José Mauricio Rodríguez Múnera (born 5 March 1958) was Ambassador of Colombia to the United Kingdom. He also served concurrently as Non-Resident Ambassador to Ireland. He completed secondary education at Colegio San Carlos in Bogotá, Colombia. He is the founder and former director of Portafolio, Colombia’s most prominent economic and finance newspaper, and has been a journalist for Caracol Radio, El Tiempo and El Espectador, among others. He has also worked as Dean of the Colegio de Estudios Superiores de Administración, his alma mater from 2007 to 2009, and was with Dow Chemical from 1981 to 1993, where he occupied several directive positions in Colombia, Venezuela, the United States, Switzerland and Italy.

==Ambassadorship==
On 15 August 2010, President Álvaro Uribe Vélez designated Rodríguez to succeed Noemí Sanín Posada as Ambassador of Colombia to the United Kingdom. On October 5, in an official ceremony at the Palace of Nariño, Rodríguez was sworn in by President Uribe as Ambassador Extraordinary and Plenipotentiary of the Republic of Colombia to the United Kingdom of Great Britain and Northern Ireland concurrently accredited as Non-Resident Ambassador to the Republic of Ireland.
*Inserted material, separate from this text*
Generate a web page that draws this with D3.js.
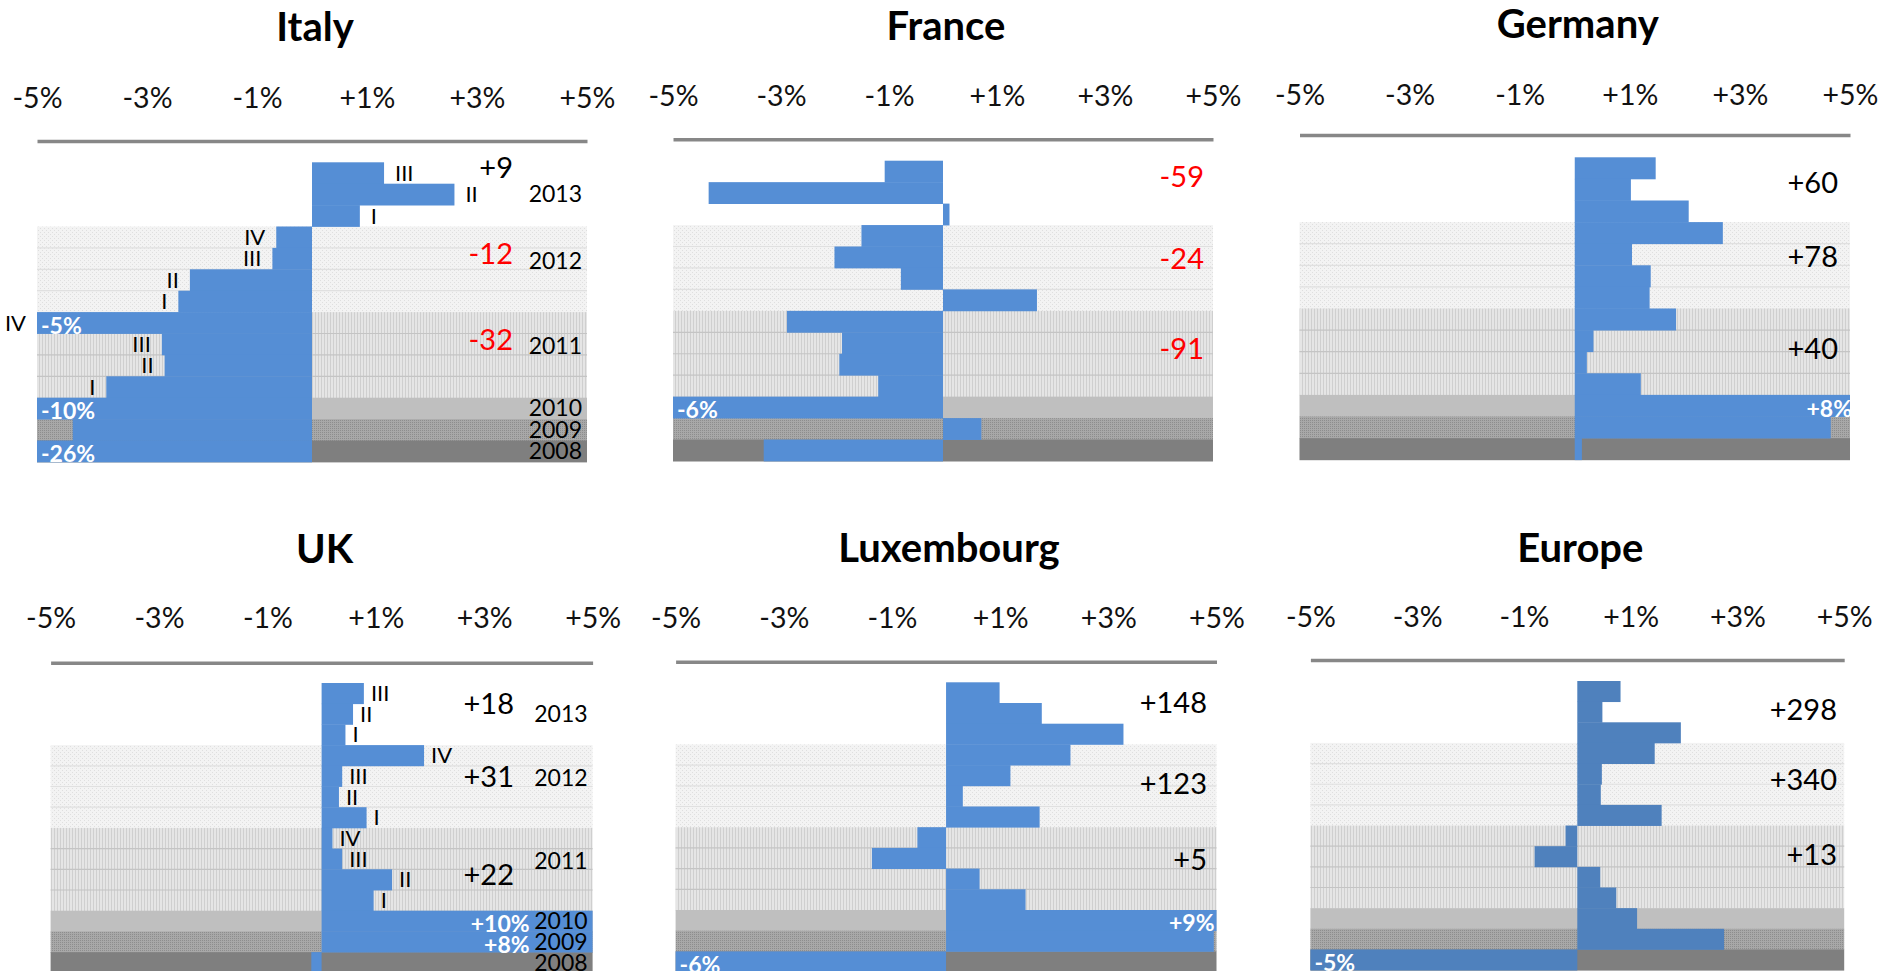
<!DOCTYPE html>
<html>
<head>
<meta charset="utf-8">
<script src="https://cdn.jsdelivr.net/npm/d3@7"></script>
<style>
    body { margin: 0; background: #fff; }
    text { font-family: Lato, "Open Sans", sans-serif; }
</style>
</head>
<body>
<svg id="chart" width="1890" height="971"></svg>
<script>
// rows, top to bottom
const rowKeys = ["2013 III", "2013 II", "2013 I", "2012 IV", "2012 III", "2012 II", "2012 I",
    "2011 IV", "2011 III", "2011 II", "2011 I", "2010", "2009", "2008"]
const quarterLabels = ["III", "II", "I", "IV", "III", "II", "I", "IV", "III", "II", "I", "", "", ""]
const years = ["2013", "2012", "2011", "2010", "2009", "2008"]
const yearRows = [3, 4, 4, 1, 1, 1]
const tickValues = [-5, -3, -1, 1, 3, 5]

// % change per row (bars beyond +/-5% are clipped)
const italyValues = [1.31, 2.59, 0.87, -0.65, -0.72, -2.22, -2.43, -5, -2.73, -2.68, -3.74, -10, -4.35, -26]
const franceValues = [-1.08, -4.34, 0.12, -1.51, -2.01, -0.78, 1.74, -2.89, -1.87, -1.92, -1.20, -6, 0.71, -3.32]
const germanyValues = [1.47, 1.02, 2.07, 2.69, 1.04, 1.38, 1.36, 1.84, 0.34, 0.22, 1.20, 8, 4.65, 0.13]
const ukValues = [0.78, 0.58, 0.44, 1.89, 0.38, 0.32, 0.83, 0.20, 0.38, 1.30, 0.96, 10, 8, -0.19]
const luxValues = [0.99, 1.77, 3.28, 2.30, 1.19, 0.31, 1.73, -0.53, -1.37, 0.62, 1.47, 9, 4.95, -6]
const europeValues = [0.81, 0.47, 1.94, 1.45, 0.46, 0.44, 1.58, -0.22, -0.80, 0.43, 0.73, 1.12, 2.75, -5]

// yearly totals for 2013, 2012, 2011
const italyTotals = ["+9", "-12", "-32"]
const franceTotals = ["-59", "-24", "-91"]
const germanyTotals = ["+60", "+78", "+40"]
const ukTotals = ["+18", "+31", "+22"]
const luxTotals = ["+148", "+123", "+5"]
const europeTotals = ["+298", "+340", "+13"]

// layout of the six charts
const panels = [
    {name: "Italy", values: italyValues, totals: italyTotals, x0: 37, x1: 587, axisY: 141, tickBase: 108, titleY: 41,
        top: 162.3, rowH: 21.4, roman: true, showYears: true, color: "#558ed5", totalX: 513, totalRows: [0.27, 1.28, 1.31], romanGap: 11, clipInset: 2},
    {name: "France", values: franceValues, totals: franceTotals, x0: 673, x1: 1213, axisY: 139.3, tickBase: 106, titleY: 40,
        top: 160.7, rowH: 21.45, roman: false, showYears: false, color: "#558ed5", totalX: 1204, totalRows: [0.75, 1.59, 1.77], romanGap: 8, clipInset: 2},
    {name: "Germany", values: germanyValues, totals: germanyTotals, x0: 1299.5, x1: 1850, axisY: 135, tickBase: 105, titleY: 38,
        top: 157.3, rowH: 21.6, roman: false, showYears: false, color: "#558ed5", totalX: 1838, totalRows: [1.16, 1.59, 1.88], romanGap: 8, clipInset: -2},
    {name: "UK", values: ukValues, totals: ukTotals, x0: 50.6, x1: 592.6, axisY: 662.7, tickBase: 628, titleY: 563,
        top: 683, rowH: 20.7, roman: true, showYears: true, color: "#558ed5", totalX: 514, totalRows: [1.0, 1.53, 2.27], romanGap: 7, clipInset: 63},
    {name: "Luxembourg", values: luxValues, totals: luxTotals, x0: 675.6, x1: 1216.5, axisY: 661.7, tickBase: 628, titleY: 562,
        top: 682.3, rowH: 20.7, roman: false, showYears: false, color: "#558ed5", totalX: 1207, totalRows: [1.01, 1.9, 1.58], romanGap: 8, clipInset: 2},
    {name: "Europe", values: europeValues, totals: europeTotals, x0: 1310.4, x1: 1844.2, axisY: 660, tickBase: 627, titleY: 562,
        top: 681, rowH: 20.65, roman: false, showYears: false, color: "#4f81bd", totalX: 1837, totalRows: [1.40, 1.78, 1.44], romanGap: 8, clipInset: 2}
]

const svg = d3.select("#chart")
const defs = svg.append("defs")

// textures of the year bands
function addPattern(id, size, bg, fg, cells) {
    const pat = defs.append("pattern").attr("id", id).attr("patternUnits", "userSpaceOnUse")
        .attr("width", size).attr("height", size)
    pat.append("rect").attr("width", size).attr("height", size).attr("fill", bg)
    cells.forEach(c => pat.append("rect").attr("x", c[0]).attr("y", c[1]).attr("width", c[2]).attr("height", c[3]).attr("fill", fg))
}
addPattern("p2012", 4, "#f3f3f3", "#dfdfdf", [[0, 0, 1, 1], [2, 2, 1, 1]])
addPattern("p2011", 3, "#e5e5e5", "#cfcfcf", [[0, 0, 1, 3]])
addPattern("p2009", 2, "#a8a8a8", "#8d8d8d", [[0, 0, 1, 1]])

const bandFills = [null, "url(#p2012)", "url(#p2011)", "#bfbfbf", "url(#p2009)", "#7f7f7f"]
const sepColors = [null, "#e0e0e0", "#c4c4c4", null, null, null]

// year groups built from the row list
let start = 0
const groups = years.map((yr, i) => {
    const rows = rowKeys.slice(start, start + yearRows[i])
    start += yearRows[i]
    return {year: yr, rows: rows, fill: bandFills[i], sep: sepColors[i]}
})

panels.forEach(p => {
    const g = svg.append("g").attr("class", "panel")

    const x = d3.scaleLinear().domain([-5, 5]).range([p.x0, p.x1]).clamp(true)
    const y = d3.scaleBand().domain(rowKeys).range([p.top, p.top + p.rowH * rowKeys.length])

    // background bands
    groups.forEach(gr => {
        if (!gr.fill) return
        const gy = y(gr.rows[0])
        g.append("rect")
            .attr("x", p.x0).attr("width", p.x1 - p.x0)
            .attr("y", gy).attr("height", y.bandwidth() * gr.rows.length + 0.5)
            .attr("fill", gr.fill)
        if (gr.sep) {
            g.selectAll(null).data(gr.rows.slice(1)).join("line")
                .attr("x1", p.x0).attr("x2", p.x1)
                .attr("y1", d => y(d)).attr("y2", d => y(d))
                .attr("stroke", gr.sep).attr("stroke-width", 1.2)
        }
    })

    // title
    g.append("text")
        .attr("x", (p.x0 + p.x1) / 2 + 3).attr("y", p.titleY)
        .attr("text-anchor", "middle")
        .attr("font-size", 40).attr("font-weight", "bold").attr("fill", "#000")
        .text(p.name)

    // axis with labels above the line
    const axis = d3.axisTop(x)
        .tickValues(tickValues)
        .tickSize(0)
        .tickPadding(p.axisY - p.tickBase)
        .tickFormat(d => (d > 0 ? "+" : "") + d + "%")
    g.append("g")
        .attr("transform", `translate(0,${p.axisY})`)
        .call(axis)
        .call(a => a.attr("font-family", null).attr("font-size", null))
        .call(a => a.select(".domain").attr("stroke", "#878787").attr("stroke-width", 3.5))
        .call(a => a.selectAll(".tick text").attr("font-size", 28.5).attr("fill", "#111"))

    const rows = p.values.map((v, i) => ({key: rowKeys[i], v: v, q: quarterLabels[i]}))

    // bars
    g.selectAll(".bar").data(rows).join("rect")
        .attr("class", "bar")
        .attr("x", d => Math.min(x(0), x(d.v)))
        .attr("width", d => Math.abs(x(d.v) - x(0)))
        .attr("y", d => y(d.key))
        .attr("height", y.bandwidth() + 0.4)
        .attr("fill", p.color)

    // clipped values written inside the bar
    g.selectAll(".clip").data(rows.filter(d => Math.abs(d.v) >= 5)).join("text")
        .attr("class", "clip")
        .attr("x", d => d.v < 0 ? p.x0 + 4 : p.x1 - p.clipInset)
        .attr("y", d => y(d.key) + y.bandwidth() / 2 + 3)
        .attr("dy", "0.35em")
        .attr("text-anchor", d => d.v < 0 ? "start" : "end")
        .attr("font-size", 23).attr("font-weight", "bold").attr("fill", "#fff")
        .text(d => (d.v > 0 ? "+" : "-") + Math.round(Math.abs(d.v)) + "%")

    // quarter labels
    if (p.roman) {
        g.selectAll(".q").data(rows.filter(d => d.q)).join("text")
            .attr("class", "q")
            .attr("x", d => d.v >= 0 ? x(d.v) + p.romanGap : x(d.v) - p.romanGap)
            .attr("y", d => y(d.key) + y.bandwidth() / 2)
            .attr("dy", "0.35em")
            .attr("text-anchor", d => d.v >= 0 ? "start" : "end")
            .attr("font-size", 22).attr("fill", "#000")
            .text(d => d.q)
    }

    // year labels
    if (p.showYears) {
        g.selectAll(".yr").data(groups).join("text")
            .attr("class", "yr")
            .attr("x", p.x1 - 5)
            .attr("y", d => y(d.rows[0]) + Math.min(1.6, d.rows.length / 2) * y.bandwidth())
            .attr("dy", "0.35em")
            .attr("text-anchor", "end")
            .attr("font-size", 23).attr("fill", "#000")
            .text(d => d.year)
    }

    // yearly totals
    g.selectAll(".tot").data(p.totals).join("text")
        .attr("class", "tot")
        .attr("x", p.totalX)
        .attr("y", (d, i) => y(groups[i].rows[0]) + p.totalRows[i] * y.bandwidth())
        .attr("dy", "0.35em")
        .attr("text-anchor", "end")
        .attr("font-size", 29)
        .attr("fill", d => d.startsWith("-") ? "#ff0000" : "#000")
        .text(d => d)
})
</script>
</body>
</html>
Rodríguez arrived in London on October 10, officially taking his post as Head of Mission and settling into his official residence, but officially presented his Letters of Credence to Her Majesty Queen Elizabeth II in an official ceremony at Buckingham Palace on 11 February 2011, and later that month travelled to Ireland to present his Letters of Credence to Mary McAleese, President of Ireland, in an official ceremony at Áras an Uachtaráin on 17 February.

===Awards===
In January 2013, Rodríguez was awarded the Grassroot Diplomat Initiative Award under the Policy Driver category for his vocal participation for the prohibition on narcotic drugs.